Un employé fier de sa journée de travail sera heureux de rentrer chez lui et de l'expliquer à ses enfants. Cela rayonnera dans son foyer. La qualité du travail ne peut que porter satisfaction. Henri Richard aimait jouer au hockey et, sans recourir au

chantage, il donnait toujours cent pour cent de rendement. C'était pur, c'était normal. Aujourd'hui, le plus important, c'est le chèque et pourtant nous voyons des millionnaires malheureux. Le drame, c'est que les dirigeants plient devant les exigences du contenant, sans aucune conscience des implications, et renoncent à mettre l'accent sur le contenu.

Lorsqu'on exerce un métier, c'est la même chose. Il faut prendre le temps de faire son travail mais exiger qu'il soit bien fait. L'ouvrier doit connaître le sens de la vie et ses exigences sur le plan de la solidarité humaine. Tout homme a des devoirs. Chez l'ouvrier, le sens d'une mission sociale s'acquiert à travers l'intelligence de son travail. Le compagnonnage offre l'accès à une compétence, l'intégration dans le métier, mais il y a aussi, et c'est très important, le voyage (le Tour de France) qui, dans nos traditions, est la source d'une culture vraie.

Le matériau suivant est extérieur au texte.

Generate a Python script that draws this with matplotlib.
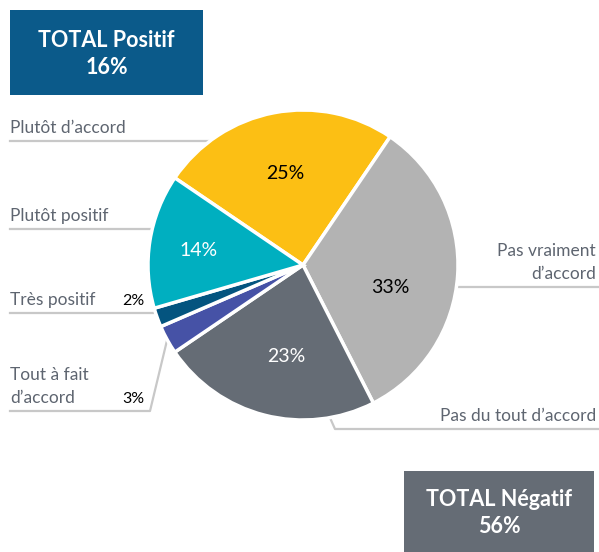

La seule manière de faire des hommes libres, c'est d'en faire des hommes forts,

c'est-à-dire de développer en chacun les qualités fondamentales de la personne et de les armer pour le travail. Un homme doté d'un métier et de solides connaissances professionnelles et morales sera plus apte à être libre qu'ignorant. On conquiert la liberté par le travail et par les valeurs.

Si, dans le domaine du travail, l'ouvrier n'est pas le seul, loin de là, à apporter sa «pierre sociale», il n'en demeure pas moins le symbole de tout labeur, quel qu'il soit. Cet esprit ouvrier, cet esprit de l'ceuvre, tous doivent l'avoir, même ceux qui ne travaillent pas manuellement. Mais ceux qui travaillent de leurs mains ont comme un dépôt sacré à transmettre: l'image de leurs gestes concrets, la vertu de leurs efforts fécondant la matière dure à oeuvrer, leurs oeuvres qui concourent à l'enrichissement de l'humanité.

On ne peut pas tricher, un travail mal fait se voit et un travail bien fait rend la fierté.